--- begin ---
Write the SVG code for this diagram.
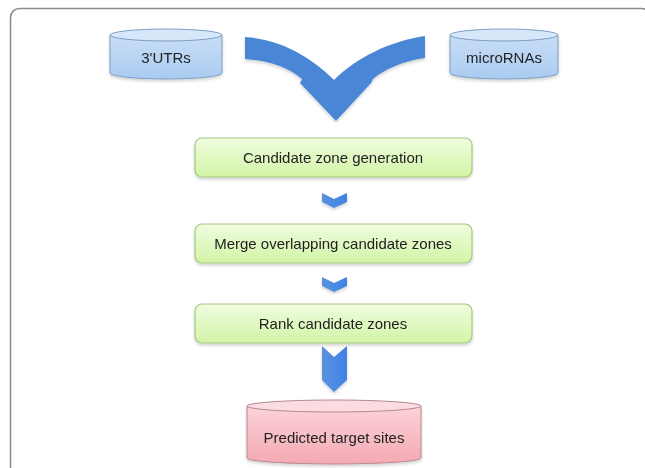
<svg xmlns="http://www.w3.org/2000/svg" width="645" height="468" viewBox="0 0 645 468">
<style>
.lbl{font-family:"Liberation Sans",Arial,sans-serif;font-size:15px;fill:#222;text-anchor:middle;dominant-baseline:central}
.box{fill:url(#gGreen);stroke:#a3c783;stroke-width:1.2}
.cylB{fill:url(#gBlue);stroke:#7d9dc4;stroke-width:1}
.capB{fill:#d6e7f9;stroke:#7d9dc4;stroke-width:1}
.cylR{fill:url(#gRed);stroke:#b88890;stroke-width:1}
.capR{fill:#fbdde1;stroke:#b88890;stroke-width:1}
.chev{fill:url(#gChev)}
</style>
<defs>
<linearGradient id="gGreen" x1="0" y1="0" x2="0" y2="1"><stop offset="0" stop-color="#f0fde0"/><stop offset="1" stop-color="#d2f4a6"/></linearGradient>
<linearGradient id="gBlue" x1="0" y1="0" x2="0" y2="1"><stop offset="0" stop-color="#c9def6"/><stop offset="1" stop-color="#a9cbf0"/></linearGradient>
<linearGradient id="gRed" x1="0" y1="0" x2="0" y2="1"><stop offset="0" stop-color="#fbd3d8"/><stop offset="1" stop-color="#f4a9b3"/></linearGradient>
<linearGradient id="gChev" x1="0" y1="0" x2="1" y2="0"><stop offset="0" stop-color="#5a93de"/><stop offset="1" stop-color="#3f82e6"/></linearGradient>
<filter id="sh" x="-10%" y="-10%" width="120%" height="130%"><feDropShadow dx="0" dy="2" stdDeviation="1.5" flood-color="#000" flood-opacity="0.18"/></filter>
</defs>
<rect x="0" y="0" width="645" height="468" fill="#fff"/>
<rect x="10.5" y="8.5" width="640" height="480" rx="9" fill="none" stroke="#8a8a8a" stroke-width="1.5"/>

<g id="connectors">
<path id="merge-arrow" d="M245,37 C278,39 309,55 334,80 C356,58 390,41 425,36 L425,58 C403,61 385,69 373,79 L371,83 L336,121 L300,83 L302,79 C289,68 272,61 245,59 Z" fill="#4a86d6" filter="url(#sh)"/>
<path class="chev" d="M322,193 L334,199 L347,193 L347,202 L334,208 L322,202 Z" filter="url(#sh)"/>
<path class="chev" d="M322,277 L334,283 L347,277 L347,286 L334,292 L322,286 Z" filter="url(#sh)"/>
<path class="chev" d="M322,346 L334,357 L347,346 L347,380 L334,392 L322,380 Z" filter="url(#sh)"/>
</g>

<g id="utrs" filter="url(#sh)">
<path class="cylB" d="M110,35 L110,73 A56,6 0 0 0 222,73 L222,35 Z"/>
<ellipse class="capB" cx="166" cy="35" rx="56" ry="6"/>
<text class="lbl" x="166" y="57">3'UTRs</text>
</g>

<g id="micrornas" filter="url(#sh)">
<path class="cylB" d="M450,35 L450,73 A54,6 0 0 0 558,73 L558,35 Z"/>
<ellipse class="capB" cx="504" cy="35" rx="54" ry="6"/>
<text class="lbl" x="504" y="57">microRNAs</text>
</g>

<g id="candidate" filter="url(#sh)">
<rect class="box" x="195" y="138" width="277" height="39" rx="7"/>
<text class="lbl" x="333" y="157.5">Candidate zone generation</text>
</g>

<g id="merge" filter="url(#sh)">
<rect class="box" x="195" y="224" width="277" height="39" rx="7"/>
<text class="lbl" x="333" y="243.5">Merge overlapping candidate zones</text>
</g>

<g id="rank" filter="url(#sh)">
<rect class="box" x="195" y="304" width="277" height="39" rx="7"/>
<text class="lbl" x="333" y="323.5">Rank candidate zones</text>
</g>

<g id="predicted" filter="url(#sh)">
<path class="cylR" d="M247,406 L247,458 A87,6 0 0 0 421,458 L421,406 Z"/>
<ellipse class="capR" cx="334" cy="406" rx="87" ry="6"/>
<text class="lbl" x="334" y="437">Predicted target sites</text>
</g>
</svg>
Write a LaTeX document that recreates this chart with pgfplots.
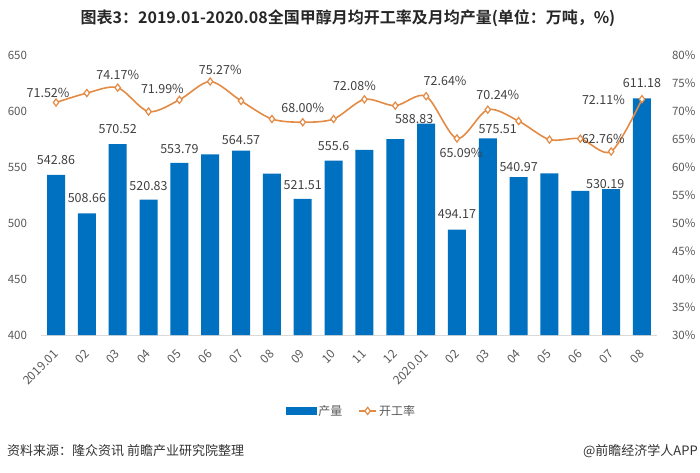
--- end ---
### What you will do
Make an exact copy of the listing above. Do not include the pictures.

### Reply to the task
Write the SVG code for this diagram.
<svg xmlns="http://www.w3.org/2000/svg" width="645" height="468" viewBox="0 0 645 468">
<style>
.lbl{font-family:"Liberation Sans",Arial,sans-serif;font-size:15px;fill:#222;text-anchor:middle;dominant-baseline:central}
.box{fill:url(#gGreen);stroke:#a3c783;stroke-width:1.2}
.cylB{fill:url(#gBlue);stroke:#7d9dc4;stroke-width:1}
.capB{fill:#d6e7f9;stroke:#7d9dc4;stroke-width:1}
.cylR{fill:url(#gRed);stroke:#b88890;stroke-width:1}
.capR{fill:#fbdde1;stroke:#b88890;stroke-width:1}
.chev{fill:url(#gChev)}
</style>
<defs>
<linearGradient id="gGreen" x1="0" y1="0" x2="0" y2="1"><stop offset="0" stop-color="#f0fde0"/><stop offset="1" stop-color="#d2f4a6"/></linearGradient>
<linearGradient id="gBlue" x1="0" y1="0" x2="0" y2="1"><stop offset="0" stop-color="#c9def6"/><stop offset="1" stop-color="#a9cbf0"/></linearGradient>
<linearGradient id="gRed" x1="0" y1="0" x2="0" y2="1"><stop offset="0" stop-color="#fbd3d8"/><stop offset="1" stop-color="#f4a9b3"/></linearGradient>
<linearGradient id="gChev" x1="0" y1="0" x2="1" y2="0"><stop offset="0" stop-color="#5a93de"/><stop offset="1" stop-color="#3f82e6"/></linearGradient>
<filter id="sh" x="-10%" y="-10%" width="120%" height="130%"><feDropShadow dx="0" dy="2" stdDeviation="1.5" flood-color="#000" flood-opacity="0.18"/></filter>
</defs>
<rect x="0" y="0" width="645" height="468" fill="#fff"/>
<rect x="10.5" y="8.5" width="640" height="480" rx="9" fill="none" stroke="#8a8a8a" stroke-width="1.5"/>

<g id="connectors">
<path id="merge-arrow" d="M245,37 C278,39 309,55 334,80 C356,58 390,41 425,36 L425,58 C403,61 385,69 373,79 L371,83 L336,121 L300,83 L302,79 C289,68 272,61 245,59 Z" fill="#4a86d6" filter="url(#sh)"/>
<path class="chev" d="M322,193 L334,199 L347,193 L347,202 L334,208 L322,202 Z" filter="url(#sh)"/>
<path class="chev" d="M322,277 L334,283 L347,277 L347,286 L334,292 L322,286 Z" filter="url(#sh)"/>
<path class="chev" d="M322,346 L334,357 L347,346 L347,380 L334,392 L322,380 Z" filter="url(#sh)"/>
</g>

<g id="utrs" filter="url(#sh)">
<path class="cylB" d="M110,35 L110,73 A56,6 0 0 0 222,73 L222,35 Z"/>
<ellipse class="capB" cx="166" cy="35" rx="56" ry="6"/>
<text class="lbl" x="166" y="57">3'UTRs</text>
</g>

<g id="micrornas" filter="url(#sh)">
<path class="cylB" d="M450,35 L450,73 A54,6 0 0 0 558,73 L558,35 Z"/>
<ellipse class="capB" cx="504" cy="35" rx="54" ry="6"/>
<text class="lbl" x="504" y="57">microRNAs</text>
</g>

<g id="candidate" filter="url(#sh)">
<rect class="box" x="195" y="138" width="277" height="39" rx="7"/>
<text class="lbl" x="333" y="157.5">Candidate zone generation</text>
</g>

<g id="merge" filter="url(#sh)">
<rect class="box" x="195" y="224" width="277" height="39" rx="7"/>
<text class="lbl" x="333" y="243.5">Merge overlapping candidate zones</text>
</g>

<g id="rank" filter="url(#sh)">
<rect class="box" x="195" y="304" width="277" height="39" rx="7"/>
<text class="lbl" x="333" y="323.5">Rank candidate zones</text>
</g>

<g id="predicted" filter="url(#sh)">
<path class="cylR" d="M247,406 L247,458 A87,6 0 0 0 421,458 L421,406 Z"/>
<ellipse class="capR" cx="334" cy="406" rx="87" ry="6"/>
<text class="lbl" x="334" y="437">Predicted target sites</text>
</g>
</svg>
Write a LaTeX document that recreates this chart with pgfplots.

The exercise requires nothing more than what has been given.